Introduction
A One Person Company (OPC), despite having a single member and often a single director, is required to follow formal decision-making procedures to maintain transparency and legal compliance. One such procedure is the passing of board resolutions, which document key decisions made by the director or the board. Even though an OPC is exempt from holding physical board meetings when it has only one director, resolutions are still required for critical actions and must be recorded in writing. This article explores the format and content of board resolutions in an OPC, highlighting how they support legal governance and operational clarity.
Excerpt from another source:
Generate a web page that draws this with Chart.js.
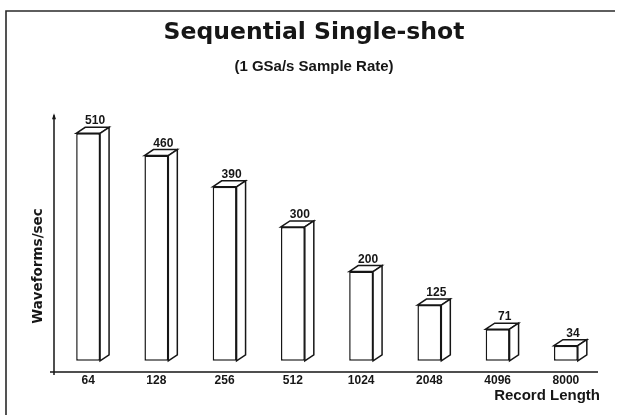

Purpose of a Board Resolution
A board resolution serves as a formal record of decisions made by the director(s) of the OPC. It is essential for authorizing various actions such as opening a bank account, appointing an auditor, changing the registered office, or approving financial statements. For an OPC with a single director, resolutions are passed through written consent, ensuring that all major decisions are documented and legally valid.
Standard Format of an OPC Board Resolution
A typical board resolution for an OPC follows a structured format, which includes:
- Company Name
- Date of the resolution
- Title (“Board Resolution”)
- The main content or body stating the decision
- Certification of the resolution by the director
- Signature, name, and designation of the director
This standardized format ensures that the resolution is clear, professional, and legally acceptable for submission to government authorities, banks, or other stakeholders.
Heading and Company Details
At the top of the resolution, include the name of the OPC as registered with the Ministry of Corporate Affairs, along with the company’s CIN (Corporate Identity Number) and registered office address. This identifies the document as belonging to a specific entity and aligns it with other official records.
Subject Line and Title
A clear subject line such as “Resolution for Appointment of Auditor” or “Resolution for Change in Registered Office” should follow the heading. This helps quickly identify the purpose of the resolution and ensures ease of reference for future use.
Preamble and Background
The preamble provides a brief context for the resolution. It begins with “RESOLVED THAT…” and explains the action to be taken, the relevant section of the Companies Act if applicable, and the authority under which the decision is being made. For example:
“RESOLVED THAT pursuant to Section 139 of the Companies Act, 2013, M/s XYZ & Associates, Chartered Accountants, be and is hereby appointed as the Statutory Auditor of the Company…”
Decision Clause
This is the heart of the resolution. It clearly states the action approved, the name of any third party involved (like a bank or vendor), and any monetary or time-related limits. It may also include further clauses authorizing the director to carry out related activities or file forms with the Registrar of Companies.
Authorization Clause
This section authorizes a specific individual—usually the director—to sign documents, file forms, or represent the company before authorities. For instance:
“RESOLVED FURTHER THAT Mr. Ramesh Kumar, Director of the Company, be and is hereby authorized to file necessary forms with the Registrar of Companies and do all acts necessary to give effect to this resolution.”
Place, Date, and Signature
At the bottom of the resolution, include the place of passing, date, and signature of the director. It should also contain the full name, DIN (Director Identification Number), and designation of the person signing the resolution. This completes the resolution as a formal document.
Maintenance and Record-Keeping
Even though OPCs may not conduct board meetings in the conventional sense, every resolution passed must be recorded in the company’s Minute Book and maintained at the registered office. This is important for internal governance and for presenting records during audits or inspections.
Conclusion
Board resolutions in a One Person Company are essential legal instruments that formalize decisions, ensure regulatory compliance, and create an audit trail of corporate actions. While the OPC’s simplified structure reduces procedural burdens, maintaining a proper format and content in resolutions supports governance, transparency, and long-term accountability. By following a clear and standardized resolution format, OPCs can efficiently manage key decisions and maintain robust legal documentation aligned with the Companies Act, 2013.